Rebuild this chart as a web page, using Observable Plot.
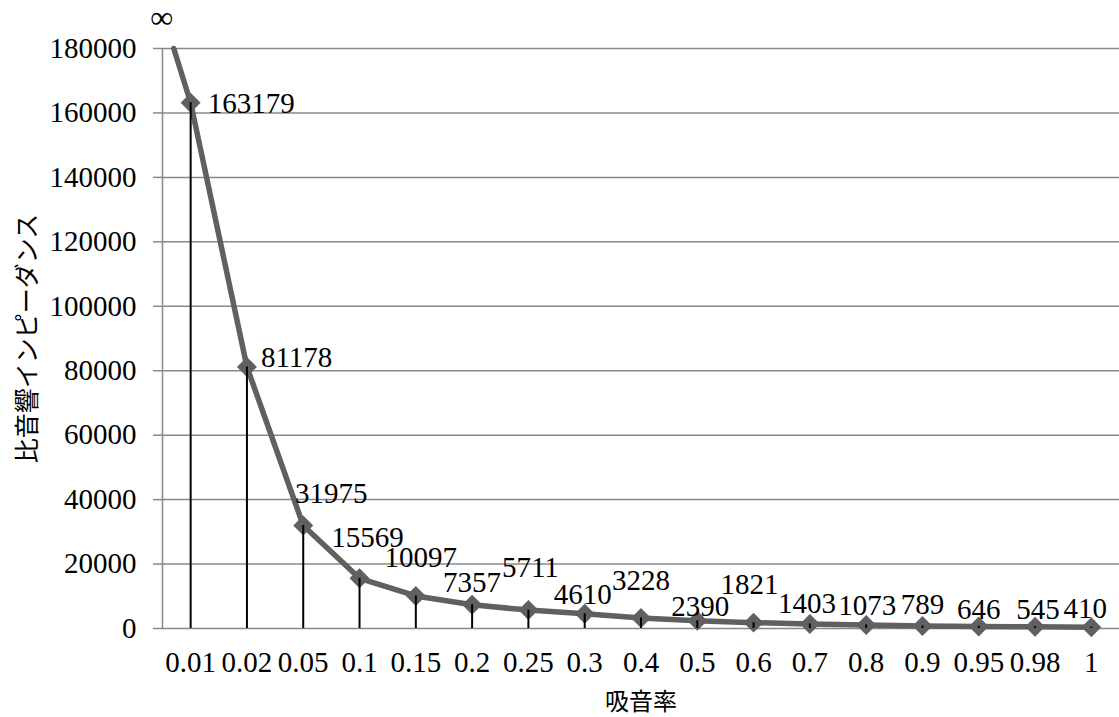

* * *

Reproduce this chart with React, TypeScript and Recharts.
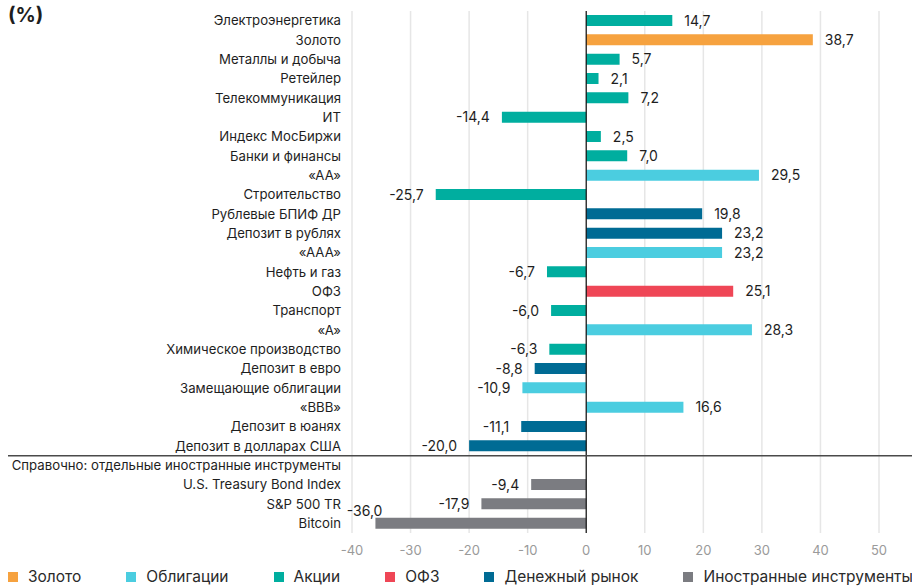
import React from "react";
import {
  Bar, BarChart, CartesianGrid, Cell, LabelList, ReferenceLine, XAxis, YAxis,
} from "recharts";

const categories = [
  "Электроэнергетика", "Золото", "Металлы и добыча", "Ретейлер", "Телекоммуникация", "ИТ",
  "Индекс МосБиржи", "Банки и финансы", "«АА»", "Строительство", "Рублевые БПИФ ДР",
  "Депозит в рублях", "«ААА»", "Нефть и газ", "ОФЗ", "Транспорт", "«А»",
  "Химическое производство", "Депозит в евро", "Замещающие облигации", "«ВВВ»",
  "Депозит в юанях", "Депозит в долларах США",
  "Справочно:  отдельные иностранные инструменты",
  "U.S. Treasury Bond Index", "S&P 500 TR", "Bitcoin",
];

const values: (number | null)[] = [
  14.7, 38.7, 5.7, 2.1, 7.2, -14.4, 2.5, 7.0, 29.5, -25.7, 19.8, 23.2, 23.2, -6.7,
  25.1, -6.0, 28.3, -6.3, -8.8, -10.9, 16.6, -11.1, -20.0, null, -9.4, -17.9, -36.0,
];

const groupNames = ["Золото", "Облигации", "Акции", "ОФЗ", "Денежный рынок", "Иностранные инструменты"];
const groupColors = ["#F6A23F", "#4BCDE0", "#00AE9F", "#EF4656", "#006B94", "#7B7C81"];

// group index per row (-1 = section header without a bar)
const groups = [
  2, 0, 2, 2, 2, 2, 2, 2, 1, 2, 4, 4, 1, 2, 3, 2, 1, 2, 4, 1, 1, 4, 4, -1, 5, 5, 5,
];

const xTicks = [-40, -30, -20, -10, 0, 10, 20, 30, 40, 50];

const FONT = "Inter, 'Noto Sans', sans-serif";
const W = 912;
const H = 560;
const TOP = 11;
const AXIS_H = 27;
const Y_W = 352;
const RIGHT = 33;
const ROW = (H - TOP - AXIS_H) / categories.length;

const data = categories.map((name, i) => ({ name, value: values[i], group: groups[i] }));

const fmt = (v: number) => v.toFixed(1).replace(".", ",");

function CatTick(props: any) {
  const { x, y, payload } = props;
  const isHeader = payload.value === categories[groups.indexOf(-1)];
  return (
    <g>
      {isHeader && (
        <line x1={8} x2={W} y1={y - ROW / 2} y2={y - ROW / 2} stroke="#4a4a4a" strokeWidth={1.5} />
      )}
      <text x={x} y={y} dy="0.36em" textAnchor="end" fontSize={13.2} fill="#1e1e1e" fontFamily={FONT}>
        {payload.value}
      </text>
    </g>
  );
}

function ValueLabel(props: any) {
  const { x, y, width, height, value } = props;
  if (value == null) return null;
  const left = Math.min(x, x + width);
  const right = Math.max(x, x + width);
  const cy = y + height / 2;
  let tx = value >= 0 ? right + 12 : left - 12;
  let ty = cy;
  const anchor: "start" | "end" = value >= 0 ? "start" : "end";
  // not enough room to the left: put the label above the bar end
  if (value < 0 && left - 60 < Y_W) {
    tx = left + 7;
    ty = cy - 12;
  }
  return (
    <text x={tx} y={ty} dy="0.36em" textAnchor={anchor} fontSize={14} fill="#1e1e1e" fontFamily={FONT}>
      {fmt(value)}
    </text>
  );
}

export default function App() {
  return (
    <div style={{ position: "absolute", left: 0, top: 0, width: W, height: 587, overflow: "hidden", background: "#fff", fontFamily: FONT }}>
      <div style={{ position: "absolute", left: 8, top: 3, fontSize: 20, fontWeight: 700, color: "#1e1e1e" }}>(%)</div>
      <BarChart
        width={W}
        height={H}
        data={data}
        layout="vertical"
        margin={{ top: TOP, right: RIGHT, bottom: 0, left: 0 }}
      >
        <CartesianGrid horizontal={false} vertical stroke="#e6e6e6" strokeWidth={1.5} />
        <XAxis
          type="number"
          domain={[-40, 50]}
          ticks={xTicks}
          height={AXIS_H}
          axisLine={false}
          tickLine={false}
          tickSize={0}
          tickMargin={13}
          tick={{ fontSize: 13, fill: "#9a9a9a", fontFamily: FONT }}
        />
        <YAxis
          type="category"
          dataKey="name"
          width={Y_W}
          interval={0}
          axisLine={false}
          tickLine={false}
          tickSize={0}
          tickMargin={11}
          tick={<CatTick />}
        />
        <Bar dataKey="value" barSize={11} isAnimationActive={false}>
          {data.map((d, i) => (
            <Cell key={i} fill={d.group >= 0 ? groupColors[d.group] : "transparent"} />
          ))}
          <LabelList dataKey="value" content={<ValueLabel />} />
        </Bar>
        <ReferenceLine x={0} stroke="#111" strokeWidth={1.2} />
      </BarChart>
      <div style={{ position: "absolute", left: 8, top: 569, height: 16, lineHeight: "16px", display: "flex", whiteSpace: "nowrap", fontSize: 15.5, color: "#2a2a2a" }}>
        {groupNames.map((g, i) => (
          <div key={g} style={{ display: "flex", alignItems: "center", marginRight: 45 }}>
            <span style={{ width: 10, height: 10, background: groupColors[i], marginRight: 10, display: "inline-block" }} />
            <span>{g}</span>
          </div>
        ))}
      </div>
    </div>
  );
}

## What is expected
Copy each line from the records above that includes the string "React".

## Solution for this exercise
Reproduce this chart with React, TypeScript and Recharts.
import React from "react";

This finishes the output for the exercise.